Mpho Pule died in September 2009, just one month before Nelson Mandela's foundation admitted that she was, quite possibly, the iconic South African leader's lovechild.
According to an exclusive report in the Mail and Guardian on Friday, Pule spent years trying to get verification of her grandmother's claim that she was Mandela's daughter.
The woman, who died at the age of 63 and did bare a striking resemblance to Mandela (side-by-side photo at left), spent most of her life uncertain of her father's identity. That's how her mother wanted it, according to the newspaper, before she died and took the secret to her grave years earlier.

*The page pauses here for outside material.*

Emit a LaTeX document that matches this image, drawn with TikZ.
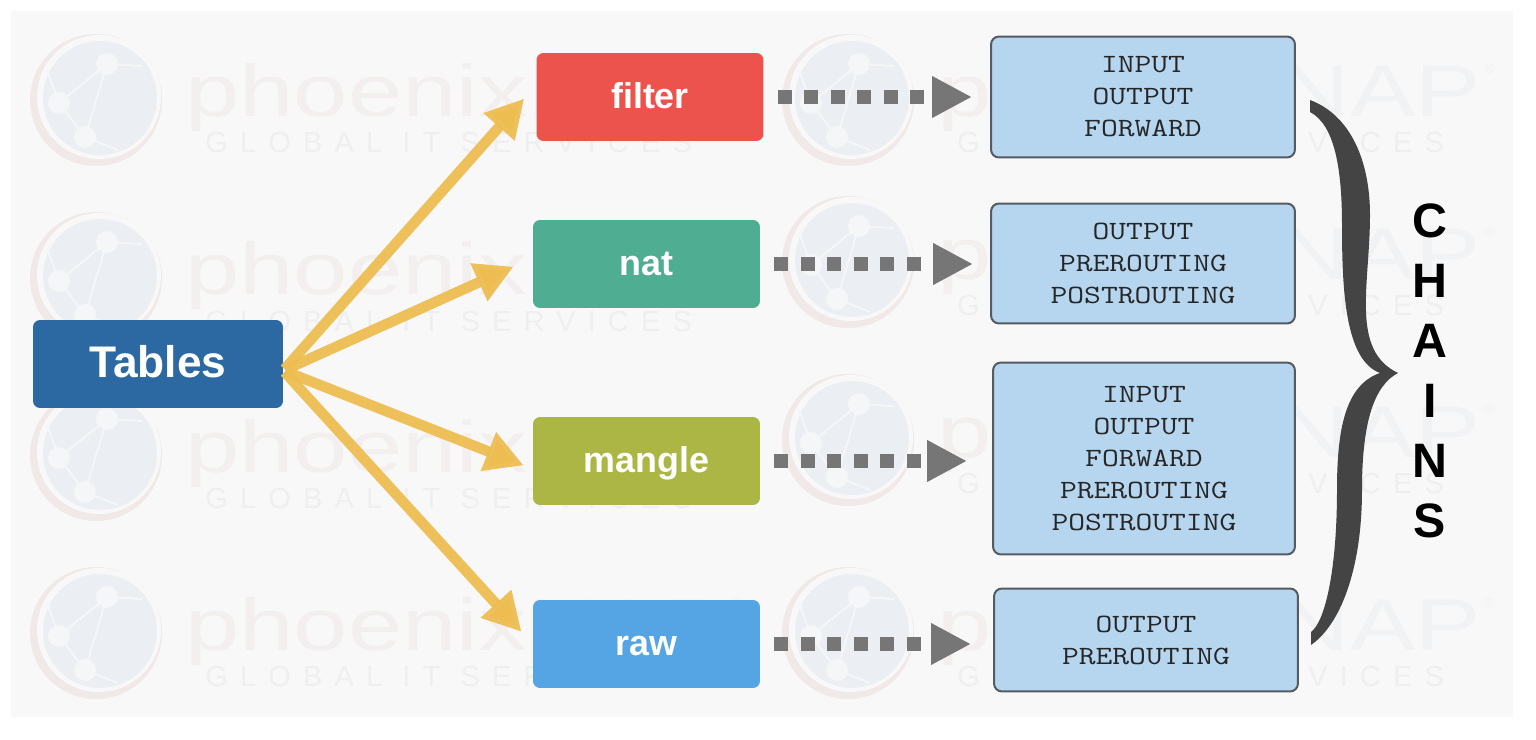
\documentclass[tikz,border=0pt]{standalone}
\usepackage{fontspec}
\setmainfont{Liberation Sans}
\newfontfamily\chainfont{Latin Modern Mono}[FakeStretch=1.237]
\usepackage{tikz}
\usetikzlibrary{arrows.meta}
\definecolor{wmred}{HTML}{F3EFEF}
\definecolor{wmblue}{HTML}{F0F2F4}
\definecolor{wmglobe}{HTML}{EBEEF2}
\definecolor{wmring}{HTML}{F1E8E8}
\definecolor{wmline}{HTML}{F5F6F7}
\definecolor{wmgrey}{HTML}{EFEFEF}
\definecolor{panel}{HTML}{F8F8F8}
\definecolor{chainfill}{HTML}{B6D6F0}
\definecolor{chainline}{HTML}{555B62}
\definecolor{feedyellow}{HTML}{EEBD52}
\definecolor{flowgrey}{HTML}{767676}
\definecolor{bracegrey}{HTML}{444444}

\begin{document}
\begin{tikzpicture}[
		x=0.02cm,y=-0.02cm,
		tablebox/.style={rectangle,rounded corners=0.14cm,text=white,minimum width=4.54cm,minimum height=1.76cm,inner sep=0pt,text height=14pt,text depth=0.4pt,font=\bfseries\fontsize{20.4}{24}\selectfont},
		chainbox/.style={rectangle,rounded corners=0.16cm,draw=chainline,line width=0.04cm,fill=chainfill,minimum width=6.08cm,inner sep=0pt,align=center,text=black!85,font=\chainfont\fontsize{15}{18.2}\selectfont},
		feed/.style={draw=feedyellow,draw opacity=0.95,line width=0.21cm,shorten <=2*0.02cm,-{Triangle[length=0.76cm,width=0.78cm,fill=feedyellow]}},
		flow/.style={draw=flowgrey,line width=0.28cm,dash pattern=on 0.28cm off 0.25cm,-{Triangle[length=0.8cm,width=0.78cm,fill=flowgrey]},shorten <=14*0.02cm},
		brand/.style={anchor=base west,inner sep=0pt}]
		
		\useasboundingbox (0,0) rectangle (1536,740);
		\fill[white] (0,0) rectangle (1536,740);
		\fill[panel] (11,11) rectangle (1513,717);
		
		\foreach \wx/\wy in {0/100,0/278,0/455,0/633,752/100,752/262,752/440,752/633} {
			\begin{scope}[shift={(\wx,\wy)}]
				\fill[wmring] (96,0) circle [radius=66];
				\fill[panel] (99,-3) circle [radius=62];
				\fill[wmglobe] (100,-2) circle [radius=57];
				\draw[wmline,line width=0.04cm] (107,-36) -- (59,3) -- (85,37) (107,-36) -- (85,37) (107,-36) -- (142,-34) (59,3) -- (47,-30) (85,37) -- (118,50);
				\fill[wmline] (107,-36) circle [radius=11] (59,3) circle [radius=11] (85,37) circle [radius=11];
				\node[brand,yscale=0.75,font=\fontsize{55.6}{60}\selectfont] (word\wx\wy) at (185,17) {\textcolor{wmred}{phoenix}\textcolor{wmblue}{NAP}};
				\node[brand,text=wmblue,font=\fontsize{8}{8}\selectfont] (reg\wx\wy) at (732,-26) {®};
				\node[brand,text=wmgrey,font=\fontsize{16.5}{20}\selectfont\addfontfeature{LetterSpace=42}] (tag\wx\wy) at (205,53) {GLOBAL IT SERVICES};
			\end{scope}
		}
		
		\node[tablebox,fill={rgb,255:red,44;green,105;blue,163},minimum width=5cm,text height=16pt,font=\bfseries\fontsize{25.2}{30}\selectfont] (tables) at (158,364) {Tables};
		\node[tablebox,fill={rgb,255:red,236;green,83;blue,76}] (filter) at (650,97) {filter};
		\node[tablebox,fill={rgb,255:red,79;green,173;blue,146}] (nat) at (646.5,264) {nat};
		\node[tablebox,fill={rgb,255:red,172;green,182;blue,68}] (mangle) at (646.5,461) {mangle};
		\node[tablebox,fill={rgb,255:red,85;green,164;blue,227}] (raw) at (646.5,644) {raw};
		
		\node[chainbox,minimum height=2.42cm] (filterchains) at (1143,97) {INPUT\\OUTPUT\\FORWARD};
		\node[chainbox,minimum height=2.40cm] (natchains) at (1143,263.5) {OUTPUT\\PREROUTING\\POSTROUTING};
		\node[chainbox,minimum width=6.04cm,minimum height=3.84cm] (manglechains) at (1144,458.5) {INPUT\\OUTPUT\\FORWARD\\PREROUTING\\POSTROUTING};
		\node[chainbox,minimum height=2.06cm] (rawchains) at (1146,640) {OUTPUT\\PREROUTING};
		
		\draw[feed,shorten >=18*0.02cm] (tables.-3) -- (filter.174);
		\draw[feed,shorten >=21*0.02cm] (tables.-3) -- (nat.177);
		\draw[feed,shorten >=9.6*0.02cm] (tables.-3) -- (mangle.184);
		\draw[feed,shorten >=16.5*0.02cm] (tables.-3) -- (raw.west);
		
		\draw[flow,shorten >=18*0.02cm] (filter.east) -- (filter.east -| filterchains.west);
		\draw[flow,shorten >=17*0.02cm] (nat.east) -- (nat.east -| natchains.west);
		\draw[flow,shorten >=25*0.02cm] (mangle.east) -- (mangle.east -| manglechains.west);
		\draw[flow,shorten >=22*0.02cm] (raw.east) -- (raw.east -| rawchains.west);
		
		\fill[bracegrey] (1310,100) .. controls (1350,115) and (1370,160) .. (1370,215)
			.. controls (1370,285) and (1350,350) .. (1398,373)
			.. controls (1375,385) and (1362,420) .. (1362,490)
			.. controls (1362,570) and (1340,625) .. (1311,645)
			-- (1311,632) .. controls (1325,622) and (1337,570) .. (1337,490)
			.. controls (1337,430) and (1345,385) .. (1380,373)
			.. controls (1345,360) and (1342,290) .. (1342,225)
			.. controls (1342,170) and (1335,125) .. (1310,112) -- cycle;
		
		\node[align=center,inner sep=0pt,font=\bfseries\fontsize{27.5}{34.2}\selectfont] (chains) at (1430,371) {C\\H\\A\\I\\N\\S};
		
\end{tikzpicture}
\end{document}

In 1998, Pule's grandmother dropped the bombshell, telling her Mandela had a brief affair with her mother in 1945 in Cape Town.
The Mail and Guardian's information comes from Martin McKenzie, a school teacher and family friend enlisted by Pule to help press Mandela's family and organization for the truth, and a meeting.
McKenzie told the paper he sent at least 15 letters to the Nelson Mandela Foundation seeking a meeting and corroboration of Pule's grandmother's account.
Every correspondence sent to McKenzie from the foundation reminded him not to go to the media with his story, according to the newspaper. Concerned about the harm the news might do to Mandela, who is 92 years old, McKenzie said he kept the paternity claim to himself.
But then, in 2009, he got a letter from the foundation saying, "all the information provided by you has been verified." After a meeting with the Pule's family, he decided to go public.
Verne Harris of the Nelson Mandela Foundation told the Mail and Guardian that Pule's story passed the first two hurdles used to test the barrage of paternity claims made against the elder statesman -- whether Mr. Mandela was imprisoned at the time of the alleged conception, and a check of historical records to corroborate the timing involved.
"In this case, unlike nine times out of 10, both hoops were cleared, and this is the point at which we hand the matter over to the family," Harris told the newspaper.
Despite continued pressure from Pule's family, and requests for verification by the Mail and Guardian, the Mandelas have yet to get in touch.
CBS News' Sarah Carter says there has been only one other credible paternity claim made against Mr. Mandela -- a son he's alleged to have had with former colleague Ruth Mompati. That story is told in the recently published book, "Young Mandela," by David James Smith.